China slams US support for Japan's territorial claims
Iran Press TV
Tue Feb 14, 2017 8:18AM
Beijing has once again emphasized its sovereignty over a group of disputed islands in the South and East China Seas, blasting US President Donald Trump over his recent pledge of support for Japan's overlapping territorial claims with China.
"China has indisputable sovereignty over the South China Sea islands and their adjacent waters. China is firmly committed to upholding its territorial sovereignty and maritime rights and interests," said Foreign Ministry spokesman Geng Shuang in a Monday press briefing.

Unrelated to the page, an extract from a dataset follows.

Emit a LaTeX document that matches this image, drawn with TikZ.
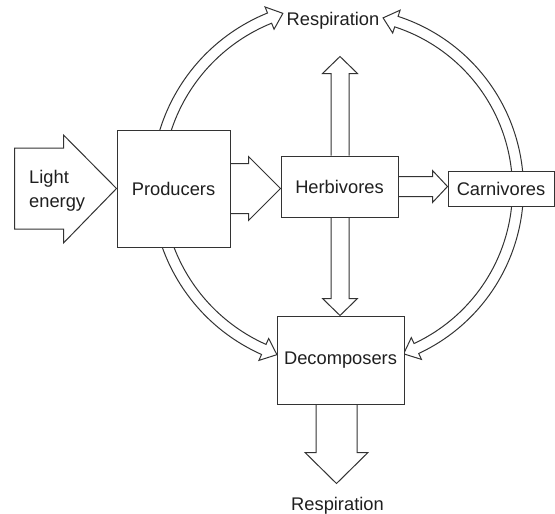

The development came after Trump and Japanese Prime Minister Shinzo Abe issued a joint statement following a meeting last week, in which they affirmed that "Article V of the US-Japan Treaty of Mutual Cooperation and Security covers the [disputed] Senkaku Islands," referred to in China as Diaoyu.
The joint statement further added, "They oppose any unilateral action that seeks to undermine Japan's administration of these islands. The United States and Japan will deepen cooperation to safeguard the peace and stability of the East China Sea."
The Chinese spokesman, however, expressed Beijing's "grave" concern over and "firm" opposition to the joint Trump-Abe statement, underlining that the islands are part of China's "inherent territory."
"No rhetoric or actions, from whomsoever, will change the fact that Diaoyu Dao belongs to China or waver China's resolve and determination to uphold its national sovereignty and territorial integrity," Shuang added.
He also called on Tokyo and Washington to "exercise prudence" and stop making "wrong remarks" to avoid causing a negative impact on regional peace and stability.
"We urge the US and Japan to view the South China Sea issue in an objective and rational light and do more things that are conducive to peace and stability in the South China Sea rather than the opposite."
The islands in question were transferred by the US to Japan's administrative control in 1971, triggering a territorial dispute with China, which claims the discovery and ownership of the islands from the 14th century.
Tokyo insists it had ownership of the islands from 1895 until its surrender at the end of World War II.
During Monday's briefing, the Chinese official defended construction on the disputed islets and reefs, rejecting US claims that Beijing is "militarizing" the area.
Beijing, he said, has the right to construction on its own islands and reefs, adding that such activities have "nothing to do with militarization."
He also criticized Washington for interfering in the region's affairs and provoking militarization in Southeast Asia.
"Certain countries either send vessels and aircraft to the South China Sea to flex muscles or sow discord. This is exactly the largest contributor to militarization in the South China Sea," Shuang stated.
He was referring to the US military's naval and aerial patrols in the disputed waters, which Beijing has repeatedly slammed as provocative.